There's a donut hole in the middle for spot trading of crypto-assets where it doesn't fit within the SEC or the CFTC jurisdiction.

As far as specific regulation that applies to the exchanges, you're looking at state and federal level money-service-business regulation.

When you start talking about states, you see that there's a patchwork quilt of regulations out there with certain states taking totally opposite approaches of other states. This is not the best situation for companies because they don't know when starting up what they need to do.

It creates considerable legal expense and brings a lot of uncertainty into business models.

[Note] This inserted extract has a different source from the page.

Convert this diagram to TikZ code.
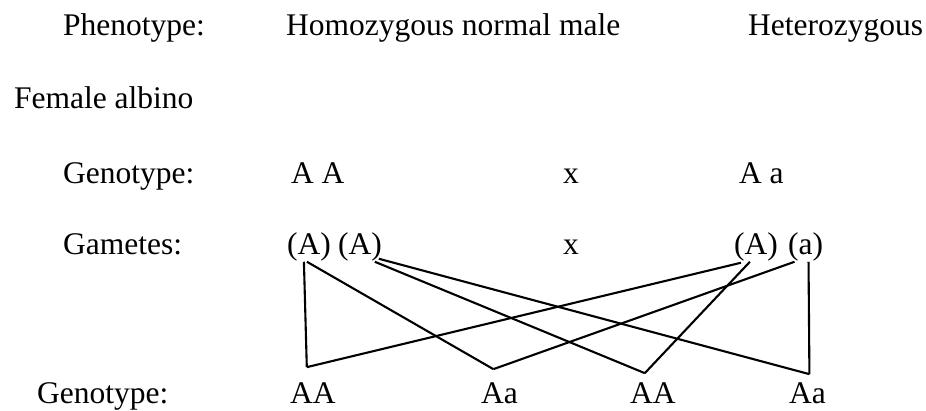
\documentclass[tikz,border=0pt]{standalone}
\usepackage{fontspec}
\setmainfont{Liberation Serif}
\usetikzlibrary{calc}

\begin{document}
\begin{tikzpicture}[x=1pt,y=1pt,line width=2.1pt,every node/.style={font=\fontsize{31.5}{38}\selectfont,inner sep=0pt,anchor=base west}]
\useasboundingbox (0,0) rectangle (926,410);
% parents
\node (phen) at (62,374.5) {Phenotype:};
\node (male) at (285,374.5) {Homozygous normal male};
\node (het) at (747,374.5) {Heterozygous};
\node (fem) at (13,301) {Female albino};
\node (geno) at (62,226) {Genotype:};
\node (gm) at (290,226) {A A};
\node (cross) at (562,226) {x};
\node (gf) at (738,226) {A a};
% gametes
\node (gam) at (62,156) {Gametes:};
\node (g1) at (286,156) {(A)};
\node (g2) at (337,156) {(A)};
\node (cross2) at (562,156) {x};
\node (g3) at (733,156) {(A)};
\node (g4) at (787,156) {(a)};
% offspring
\node (off) at (36,7) {Genotype:};
\node (o1) at (289,7) {AA};
\node (o2) at (480,7) {Aa};
\node (o3) at (629,7) {AA};
\node (o4) at (788,7) {Aa};
\coordinate (j1) at ($(o1.north)+(-6,14)$);
\coordinate (j2) at ($(o2.north)+(-6,12)$);
\coordinate (j3) at ($(o3.north)+(-8,8)$);
\coordinate (j4) at ($(o4.north)+(2,7)$);
\draw ([xshift=-5pt]g1.south)--(j1);
\draw ([xshift=-2pt]g1.south)--(j2);
\draw ([xshift=-8pt]g2.south east)--(j3);
\draw ([shift={(-4pt,3pt)}]g2.south east)--(j4);
\draw ([shift={(-15pt,-1pt)}]g3.south)--(j1);
\draw ([xshift=-6pt]g3.south)--(j3);
\draw ([xshift=-11pt]g4.south)--(j2);
\draw ([xshift=3pt]g4.south)--(j4);
\end{tikzpicture}
\end{document}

We have tax guidance issued by the IRS in 2014, it was very good guidance in the context of 2014 but does not work for the realities of 2019 in crypto. It's pretty burdensome, which doesn't mean it's legally wrong, but it doesn't speak to whether or not these assets are appropriate for things like retirement accounts.

A number of states have issued new laws or pending bills that after a Supreme Court case on Wayfair reflects the new rule in the U.S. that states can try to collect sales tax on remote transactions. Now states are introducing new laws that allow them to collect taxes on new things like internet transactions, but those laws may have some repercussions for the crypto world as well.

There's a lot of regulators that are regulating different aspects of the cryptocurrency world, which makes it a real challenge for companies.

The aggressive push for innovation in cryptocurrency and blockchain has been met with equally strong pushback by cautious banks and regulators.